The move is a bold one for B of A, which says the revenue lost on online trading commissions is immaterial to the revenue it plans to add from additional deposits. It's also a potentially risky move, given that other financial-services firms found free trading not too profitable.
experimented with free stock trading in 1999 but abandoned the idea because there wasn't much demand for it. Even Ameritrade once experimented with free stock trading through a Web site called FreeTrade.
But for now, at least, investors see the initiative as posing the biggest risk to the online brokers, who derive the majority of their revenues from commissions paid by hyperactive traders.
A little more than a year ago, all the online brokerages were involved in a bitter price-cutting war, which drove most commission prices down to under $10. Most online brokers charge between $5 and $10 a trade depending. BofA's move, however, could spur a new round of price-cuts at the online firms.
Richard Bove, an analyst at Punk Ziegel, writes in a note that the program "is providing a terrific benefit to consumers" and will "force others to discount and it places more pressure on regional brokers to merge."
Michael Mayo, an analyst at Prudential Equity Group, writes in a note that Schwab's average customer "only trades a couple of times per month" and "while trading revenue accounts for less than 20% of total revenue at Schwab, the offering could pressure Schwab's asset growth and account retention."
However Mayo does not expect Schwab to reduce its commissions further in direct response to B of A's changes.
In fact, Schwab said Wednesday it has no plans to cut its fees at this time.
"Free trade offers have been around for quite some time in the marketplace, both from Schwab and from other institutions," says Schwab, in an emailed statement. "Knowing there is no free lunch, consumers look carefully at the whole picture - rates on their cash, trading costs, quality of services and investment advice, etc. We don't have any plans to change our pricing at this time."
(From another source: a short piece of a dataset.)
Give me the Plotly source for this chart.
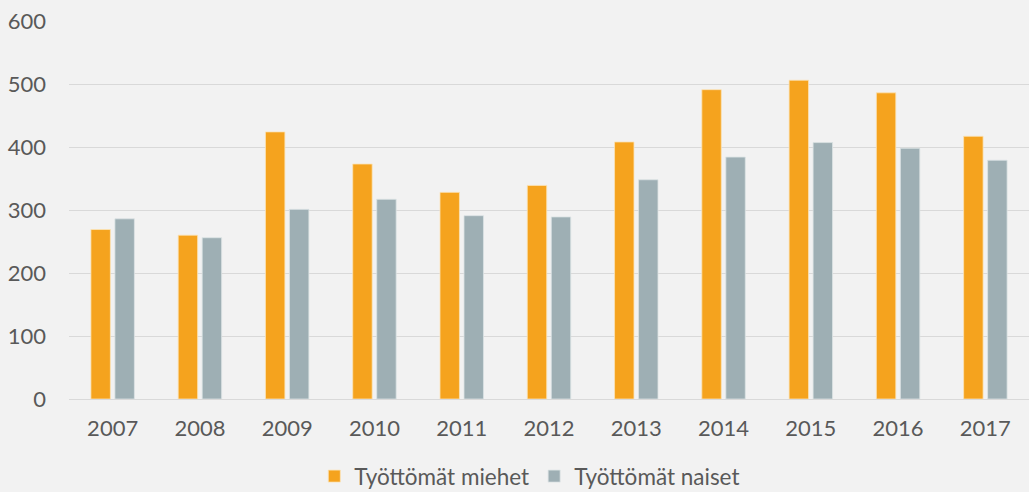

E*Trade could not be reached for comment. Ameritrade says it has no plans to change its prices. "To date those types of pricing agreements have not garnered any types of market share," a company spokeswoman says.
Schwab's stock is down 97 cents or 5.4%, to $17.10, E*Trade's stock is down $2.44 a share, or 10% to $22.02, while Ameritrade is down 10.8% or $2.06 a share to $17.04.
BofA, meanwhile, isn't alone in taking another stab at the idea of free trading. Recently, Zecco Trading, a subsidiary of Equinox Securities, began offering free trading for customers that make up to 10 trades a day. or 40 trades a month.
Still, BofA's move could cause some of its bank competitors such as,
JP Morgan Chase
to reassess their online trading offerings.
For now, at least, analysts seem to think the gamble with free trading is one worth taking for BofA.
"Tthe emphasis is on the deposit side of the business -- making them more appealing against other competitors that do not have the same scale," says Gary Townsend, an analyst at Friedman Billings Ramsey.
"There is a great deal of interest in how to gather liquidity regardless of whether it would be named a deposit or not," Townsend says.